▸ DATA SUPPLIED
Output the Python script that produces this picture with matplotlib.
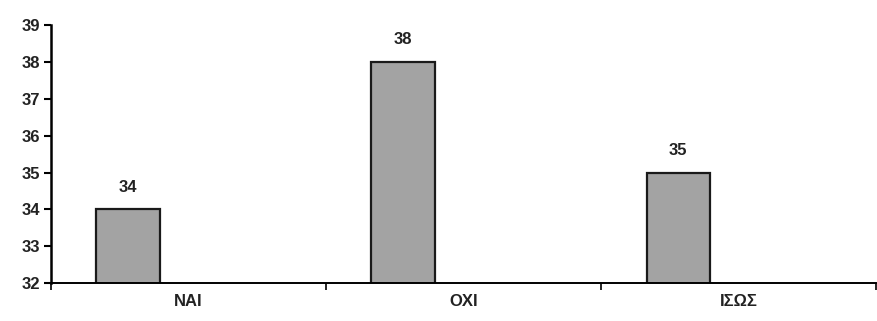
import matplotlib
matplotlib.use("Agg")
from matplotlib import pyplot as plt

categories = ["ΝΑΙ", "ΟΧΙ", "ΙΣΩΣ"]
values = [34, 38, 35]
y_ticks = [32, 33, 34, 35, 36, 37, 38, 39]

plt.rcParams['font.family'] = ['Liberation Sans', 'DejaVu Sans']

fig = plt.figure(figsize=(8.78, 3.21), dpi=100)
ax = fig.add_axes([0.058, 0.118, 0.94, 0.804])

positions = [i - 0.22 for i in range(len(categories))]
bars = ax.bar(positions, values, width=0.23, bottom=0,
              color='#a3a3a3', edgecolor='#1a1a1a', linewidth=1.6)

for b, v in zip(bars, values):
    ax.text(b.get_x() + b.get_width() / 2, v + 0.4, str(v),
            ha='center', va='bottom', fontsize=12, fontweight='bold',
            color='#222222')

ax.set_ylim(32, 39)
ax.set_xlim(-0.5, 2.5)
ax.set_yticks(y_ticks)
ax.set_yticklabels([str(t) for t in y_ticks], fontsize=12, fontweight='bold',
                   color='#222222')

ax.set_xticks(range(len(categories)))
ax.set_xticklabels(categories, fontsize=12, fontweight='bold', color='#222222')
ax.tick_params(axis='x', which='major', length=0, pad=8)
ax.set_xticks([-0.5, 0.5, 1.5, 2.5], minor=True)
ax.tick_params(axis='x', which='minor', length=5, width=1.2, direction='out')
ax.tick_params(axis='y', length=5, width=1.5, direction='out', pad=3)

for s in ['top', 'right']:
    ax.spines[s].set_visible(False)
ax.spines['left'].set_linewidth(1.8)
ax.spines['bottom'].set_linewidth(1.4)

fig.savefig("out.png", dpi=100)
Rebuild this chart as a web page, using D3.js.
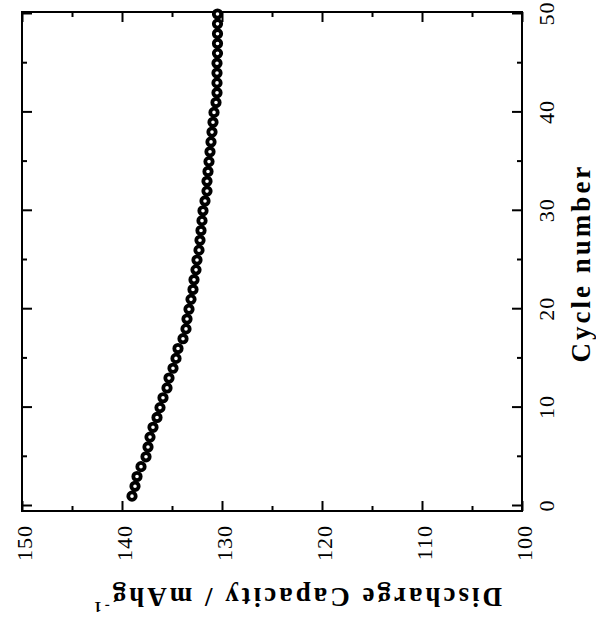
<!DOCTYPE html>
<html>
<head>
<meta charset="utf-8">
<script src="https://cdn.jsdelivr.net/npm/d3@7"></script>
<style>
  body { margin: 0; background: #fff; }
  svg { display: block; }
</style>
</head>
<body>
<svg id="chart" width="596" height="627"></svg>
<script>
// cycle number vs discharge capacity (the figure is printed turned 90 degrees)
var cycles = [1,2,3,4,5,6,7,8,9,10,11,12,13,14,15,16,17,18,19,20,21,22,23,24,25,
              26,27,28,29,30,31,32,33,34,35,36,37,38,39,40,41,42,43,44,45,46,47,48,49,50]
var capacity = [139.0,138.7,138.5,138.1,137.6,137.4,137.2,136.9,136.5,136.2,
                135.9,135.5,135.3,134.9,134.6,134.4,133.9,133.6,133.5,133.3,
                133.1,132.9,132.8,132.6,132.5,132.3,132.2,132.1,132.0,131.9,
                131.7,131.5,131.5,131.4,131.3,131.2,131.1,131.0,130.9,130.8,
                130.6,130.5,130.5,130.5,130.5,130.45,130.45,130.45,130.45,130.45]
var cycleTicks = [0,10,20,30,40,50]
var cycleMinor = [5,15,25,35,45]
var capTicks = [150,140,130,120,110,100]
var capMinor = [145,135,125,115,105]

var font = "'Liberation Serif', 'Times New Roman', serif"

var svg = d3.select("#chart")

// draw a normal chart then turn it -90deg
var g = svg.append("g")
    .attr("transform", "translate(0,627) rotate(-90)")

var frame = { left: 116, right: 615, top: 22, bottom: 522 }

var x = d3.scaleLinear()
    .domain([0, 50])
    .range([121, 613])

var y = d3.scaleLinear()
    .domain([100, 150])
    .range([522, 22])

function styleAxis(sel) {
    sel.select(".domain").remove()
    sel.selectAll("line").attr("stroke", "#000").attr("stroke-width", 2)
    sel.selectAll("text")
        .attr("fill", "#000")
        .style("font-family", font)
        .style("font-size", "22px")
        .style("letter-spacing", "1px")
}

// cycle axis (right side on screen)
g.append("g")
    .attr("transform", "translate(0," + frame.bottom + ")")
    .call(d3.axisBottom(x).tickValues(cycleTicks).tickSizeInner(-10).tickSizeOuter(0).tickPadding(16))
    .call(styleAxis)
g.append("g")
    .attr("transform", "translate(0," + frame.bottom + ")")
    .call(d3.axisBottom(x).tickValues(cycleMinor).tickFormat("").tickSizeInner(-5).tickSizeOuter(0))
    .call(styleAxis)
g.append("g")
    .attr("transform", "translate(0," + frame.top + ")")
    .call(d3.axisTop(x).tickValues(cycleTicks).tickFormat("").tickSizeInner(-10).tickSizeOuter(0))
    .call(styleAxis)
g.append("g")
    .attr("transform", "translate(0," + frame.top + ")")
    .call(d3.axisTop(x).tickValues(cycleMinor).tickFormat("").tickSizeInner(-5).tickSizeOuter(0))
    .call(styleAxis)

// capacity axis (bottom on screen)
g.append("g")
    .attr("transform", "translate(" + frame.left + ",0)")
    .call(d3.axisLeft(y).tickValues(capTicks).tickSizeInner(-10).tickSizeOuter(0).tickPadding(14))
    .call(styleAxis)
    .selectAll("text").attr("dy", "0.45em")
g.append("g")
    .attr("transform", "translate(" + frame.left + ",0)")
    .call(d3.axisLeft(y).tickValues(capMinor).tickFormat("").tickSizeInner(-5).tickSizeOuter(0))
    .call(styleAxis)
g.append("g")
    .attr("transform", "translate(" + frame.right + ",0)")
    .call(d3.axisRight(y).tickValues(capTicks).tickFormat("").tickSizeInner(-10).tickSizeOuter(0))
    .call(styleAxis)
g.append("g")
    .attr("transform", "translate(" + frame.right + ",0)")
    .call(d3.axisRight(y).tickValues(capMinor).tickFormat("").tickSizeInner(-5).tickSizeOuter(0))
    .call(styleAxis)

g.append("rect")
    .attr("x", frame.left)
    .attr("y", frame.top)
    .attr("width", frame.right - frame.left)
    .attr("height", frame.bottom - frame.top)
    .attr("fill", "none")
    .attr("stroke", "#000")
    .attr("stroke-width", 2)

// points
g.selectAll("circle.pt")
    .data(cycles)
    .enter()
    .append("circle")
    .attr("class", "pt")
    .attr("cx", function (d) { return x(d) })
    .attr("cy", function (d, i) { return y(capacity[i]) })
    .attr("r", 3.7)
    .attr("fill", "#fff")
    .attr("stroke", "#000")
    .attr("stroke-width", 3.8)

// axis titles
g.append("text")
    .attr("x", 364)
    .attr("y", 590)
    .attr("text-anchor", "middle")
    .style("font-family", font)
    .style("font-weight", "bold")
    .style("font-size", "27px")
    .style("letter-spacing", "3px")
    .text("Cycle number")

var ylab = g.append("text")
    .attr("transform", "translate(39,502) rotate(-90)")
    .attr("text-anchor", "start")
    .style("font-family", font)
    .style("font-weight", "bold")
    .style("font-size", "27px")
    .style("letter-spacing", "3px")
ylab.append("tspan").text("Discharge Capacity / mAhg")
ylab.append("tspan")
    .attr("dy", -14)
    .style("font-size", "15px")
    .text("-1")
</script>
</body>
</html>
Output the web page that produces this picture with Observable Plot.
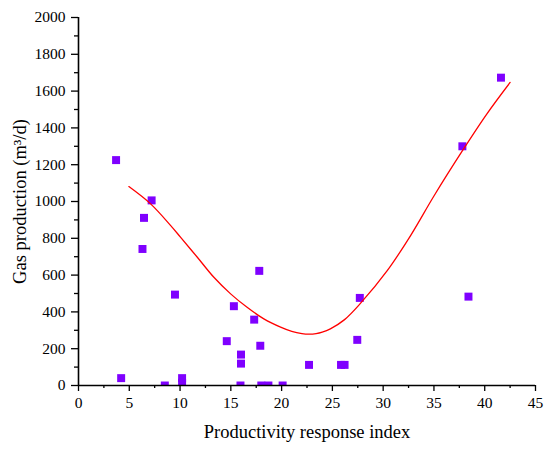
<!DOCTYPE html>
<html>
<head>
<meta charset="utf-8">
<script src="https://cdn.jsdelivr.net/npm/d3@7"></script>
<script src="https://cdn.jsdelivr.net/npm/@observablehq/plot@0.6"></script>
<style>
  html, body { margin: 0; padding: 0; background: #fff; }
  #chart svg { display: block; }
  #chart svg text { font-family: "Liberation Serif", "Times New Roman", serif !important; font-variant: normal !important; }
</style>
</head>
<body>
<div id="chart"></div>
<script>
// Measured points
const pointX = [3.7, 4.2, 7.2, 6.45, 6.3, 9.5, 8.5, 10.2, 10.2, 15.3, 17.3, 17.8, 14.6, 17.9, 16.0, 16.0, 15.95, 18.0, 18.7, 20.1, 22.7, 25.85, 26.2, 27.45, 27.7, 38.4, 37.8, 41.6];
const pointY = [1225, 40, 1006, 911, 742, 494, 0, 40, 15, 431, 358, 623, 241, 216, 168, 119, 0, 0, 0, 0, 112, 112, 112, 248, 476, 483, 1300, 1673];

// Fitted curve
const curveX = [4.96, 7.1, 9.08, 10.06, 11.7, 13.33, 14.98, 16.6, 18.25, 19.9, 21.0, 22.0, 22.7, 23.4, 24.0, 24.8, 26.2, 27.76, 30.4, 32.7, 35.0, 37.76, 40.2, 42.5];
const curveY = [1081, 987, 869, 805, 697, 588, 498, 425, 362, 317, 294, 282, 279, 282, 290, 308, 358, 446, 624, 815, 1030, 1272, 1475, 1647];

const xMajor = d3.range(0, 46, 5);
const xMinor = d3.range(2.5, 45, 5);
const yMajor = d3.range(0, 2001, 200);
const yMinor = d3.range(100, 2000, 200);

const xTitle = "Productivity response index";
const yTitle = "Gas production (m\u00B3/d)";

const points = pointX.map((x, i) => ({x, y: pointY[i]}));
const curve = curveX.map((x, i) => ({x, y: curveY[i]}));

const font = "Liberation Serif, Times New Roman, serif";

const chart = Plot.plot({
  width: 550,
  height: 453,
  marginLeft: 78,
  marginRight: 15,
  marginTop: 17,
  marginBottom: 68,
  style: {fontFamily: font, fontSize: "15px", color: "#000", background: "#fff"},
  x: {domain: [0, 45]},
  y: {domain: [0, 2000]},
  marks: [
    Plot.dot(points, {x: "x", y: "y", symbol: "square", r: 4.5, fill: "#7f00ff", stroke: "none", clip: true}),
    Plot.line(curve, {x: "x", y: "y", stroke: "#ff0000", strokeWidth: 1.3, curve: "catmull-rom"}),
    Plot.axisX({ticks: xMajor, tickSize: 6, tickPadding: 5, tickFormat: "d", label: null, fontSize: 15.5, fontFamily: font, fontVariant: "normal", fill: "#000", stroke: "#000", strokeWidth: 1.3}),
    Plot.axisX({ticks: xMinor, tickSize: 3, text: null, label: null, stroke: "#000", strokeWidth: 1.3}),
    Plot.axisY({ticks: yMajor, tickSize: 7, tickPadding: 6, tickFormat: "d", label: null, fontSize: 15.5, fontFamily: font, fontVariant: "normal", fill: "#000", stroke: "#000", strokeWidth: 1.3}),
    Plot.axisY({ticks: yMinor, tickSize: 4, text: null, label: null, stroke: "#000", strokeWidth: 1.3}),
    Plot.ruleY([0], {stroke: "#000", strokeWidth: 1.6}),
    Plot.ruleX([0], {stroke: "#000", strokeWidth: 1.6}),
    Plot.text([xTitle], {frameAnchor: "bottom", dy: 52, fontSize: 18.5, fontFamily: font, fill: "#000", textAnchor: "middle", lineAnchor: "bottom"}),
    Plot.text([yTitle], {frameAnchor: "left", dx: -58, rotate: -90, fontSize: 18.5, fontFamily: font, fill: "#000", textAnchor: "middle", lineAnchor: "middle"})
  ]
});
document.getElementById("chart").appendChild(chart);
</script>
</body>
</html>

▸ REQUIRED TASK
Pictures excluded, repeat the records exactly from their opening line through the line containing "color='#a3a3a3', edgecolor='#1a1a1a', linewidth=1.6)".

▸ TASK RESULT
Output the Python script that produces this picture with matplotlib.
import matplotlib
matplotlib.use("Agg")
from matplotlib import pyplot as plt

categories = ["ΝΑΙ", "ΟΧΙ", "ΙΣΩΣ"]
values = [34, 38, 35]
y_ticks = [32, 33, 34, 35, 36, 37, 38, 39]

plt.rcParams['font.family'] = ['Liberation Sans', 'DejaVu Sans']

fig = plt.figure(figsize=(8.78, 3.21), dpi=100)
ax = fig.add_axes([0.058, 0.118, 0.94, 0.804])

positions = [i - 0.22 for i in range(len(categories))]
bars = ax.bar(positions, values, width=0.23, bottom=0,
              color='#a3a3a3', edgecolor='#1a1a1a', linewidth=1.6)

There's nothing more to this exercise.